start Provided data
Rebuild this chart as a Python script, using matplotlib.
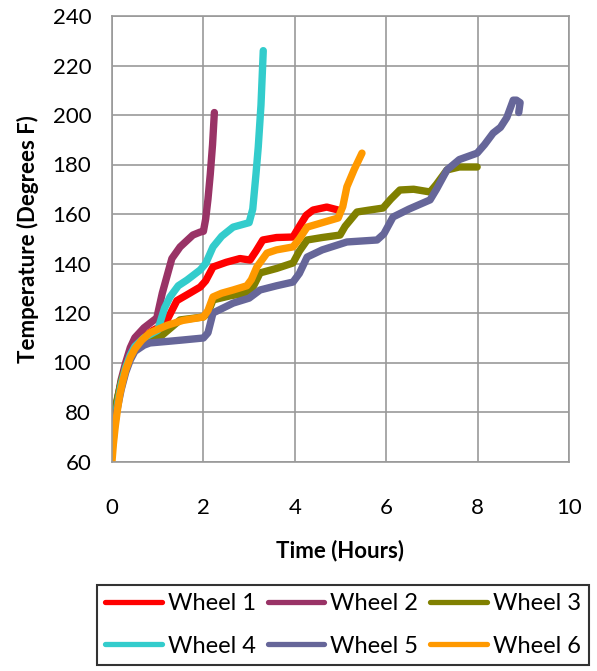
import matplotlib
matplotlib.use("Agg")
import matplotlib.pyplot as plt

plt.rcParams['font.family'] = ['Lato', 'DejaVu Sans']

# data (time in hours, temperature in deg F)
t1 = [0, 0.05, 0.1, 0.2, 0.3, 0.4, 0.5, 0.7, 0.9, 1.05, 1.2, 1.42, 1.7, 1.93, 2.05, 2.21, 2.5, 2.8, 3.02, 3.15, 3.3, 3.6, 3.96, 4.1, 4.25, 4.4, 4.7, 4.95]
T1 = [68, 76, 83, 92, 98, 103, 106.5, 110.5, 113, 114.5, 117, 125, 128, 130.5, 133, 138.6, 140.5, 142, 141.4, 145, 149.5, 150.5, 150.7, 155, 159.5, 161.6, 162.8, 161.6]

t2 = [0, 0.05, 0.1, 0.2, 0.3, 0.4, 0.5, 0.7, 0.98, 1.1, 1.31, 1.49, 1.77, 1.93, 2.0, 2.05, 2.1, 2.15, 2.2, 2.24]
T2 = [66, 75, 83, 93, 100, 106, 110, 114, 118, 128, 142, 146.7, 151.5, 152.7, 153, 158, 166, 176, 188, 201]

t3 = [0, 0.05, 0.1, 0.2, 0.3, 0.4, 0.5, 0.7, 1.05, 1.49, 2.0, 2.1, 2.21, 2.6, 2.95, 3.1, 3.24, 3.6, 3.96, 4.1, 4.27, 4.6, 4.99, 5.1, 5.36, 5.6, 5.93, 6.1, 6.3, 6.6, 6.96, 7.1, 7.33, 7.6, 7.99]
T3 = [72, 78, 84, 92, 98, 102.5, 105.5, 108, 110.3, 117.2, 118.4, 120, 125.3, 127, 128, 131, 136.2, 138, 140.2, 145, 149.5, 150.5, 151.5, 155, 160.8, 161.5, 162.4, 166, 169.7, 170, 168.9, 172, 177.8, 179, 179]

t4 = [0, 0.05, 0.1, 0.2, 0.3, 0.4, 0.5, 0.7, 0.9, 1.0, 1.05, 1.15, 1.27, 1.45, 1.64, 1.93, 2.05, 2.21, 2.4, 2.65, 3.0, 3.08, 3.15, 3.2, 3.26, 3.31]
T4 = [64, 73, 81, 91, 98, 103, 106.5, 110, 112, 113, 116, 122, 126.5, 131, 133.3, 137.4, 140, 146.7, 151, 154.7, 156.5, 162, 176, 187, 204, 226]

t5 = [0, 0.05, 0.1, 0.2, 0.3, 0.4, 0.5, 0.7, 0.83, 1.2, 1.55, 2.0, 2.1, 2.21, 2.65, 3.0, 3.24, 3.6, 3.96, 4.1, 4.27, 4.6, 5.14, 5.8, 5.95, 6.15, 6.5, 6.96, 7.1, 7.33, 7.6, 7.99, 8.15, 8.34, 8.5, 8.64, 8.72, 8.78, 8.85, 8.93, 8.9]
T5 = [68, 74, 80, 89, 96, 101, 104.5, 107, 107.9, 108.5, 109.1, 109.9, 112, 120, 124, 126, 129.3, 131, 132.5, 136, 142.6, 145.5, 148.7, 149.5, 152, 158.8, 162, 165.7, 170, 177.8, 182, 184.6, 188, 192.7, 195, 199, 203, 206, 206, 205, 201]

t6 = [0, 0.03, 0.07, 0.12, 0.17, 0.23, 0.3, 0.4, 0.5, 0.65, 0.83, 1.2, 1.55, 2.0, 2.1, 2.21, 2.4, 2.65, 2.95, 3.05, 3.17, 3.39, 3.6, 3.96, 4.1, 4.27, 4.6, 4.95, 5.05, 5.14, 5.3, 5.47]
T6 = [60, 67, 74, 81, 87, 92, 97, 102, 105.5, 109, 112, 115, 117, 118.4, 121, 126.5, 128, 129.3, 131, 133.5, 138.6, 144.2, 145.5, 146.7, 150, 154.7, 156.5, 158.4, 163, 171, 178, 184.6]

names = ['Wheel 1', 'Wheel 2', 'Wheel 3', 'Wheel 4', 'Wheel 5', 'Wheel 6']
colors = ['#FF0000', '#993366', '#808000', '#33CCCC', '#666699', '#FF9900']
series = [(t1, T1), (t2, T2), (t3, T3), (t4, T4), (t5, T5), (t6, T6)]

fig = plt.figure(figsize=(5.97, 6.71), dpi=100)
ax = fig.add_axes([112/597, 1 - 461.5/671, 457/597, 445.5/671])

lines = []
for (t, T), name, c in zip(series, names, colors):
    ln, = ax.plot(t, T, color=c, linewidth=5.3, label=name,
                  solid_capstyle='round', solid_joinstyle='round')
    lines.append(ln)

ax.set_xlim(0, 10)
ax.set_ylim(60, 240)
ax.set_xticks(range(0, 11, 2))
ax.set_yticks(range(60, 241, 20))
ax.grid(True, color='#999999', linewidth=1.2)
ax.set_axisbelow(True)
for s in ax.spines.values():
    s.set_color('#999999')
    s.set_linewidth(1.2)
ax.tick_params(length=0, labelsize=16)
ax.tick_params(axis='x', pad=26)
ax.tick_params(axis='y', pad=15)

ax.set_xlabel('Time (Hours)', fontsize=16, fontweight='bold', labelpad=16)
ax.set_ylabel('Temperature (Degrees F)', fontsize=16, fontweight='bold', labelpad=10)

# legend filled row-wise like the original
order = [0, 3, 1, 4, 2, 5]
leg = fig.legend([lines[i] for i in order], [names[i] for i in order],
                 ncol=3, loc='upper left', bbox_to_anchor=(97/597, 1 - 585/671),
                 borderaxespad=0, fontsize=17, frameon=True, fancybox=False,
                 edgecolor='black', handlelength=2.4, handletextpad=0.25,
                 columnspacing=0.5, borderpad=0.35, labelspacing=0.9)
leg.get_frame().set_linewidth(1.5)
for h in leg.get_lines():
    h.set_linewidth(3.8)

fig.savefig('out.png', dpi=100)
end Provided data
→ **Task instructions**
Write out exactly the opening lines of the data, stopping after the line that holds "plt.rcParams['font.family'] = ['Lato', 'DejaVu". Exclude pictures.

→ **Output below**
Rebuild this chart as a Python script, using matplotlib.
import matplotlib
matplotlib.use("Agg")
import matplotlib.pyplot as plt

plt.rcParams['font.family'] = ['Lato', 'DejaVu Sans']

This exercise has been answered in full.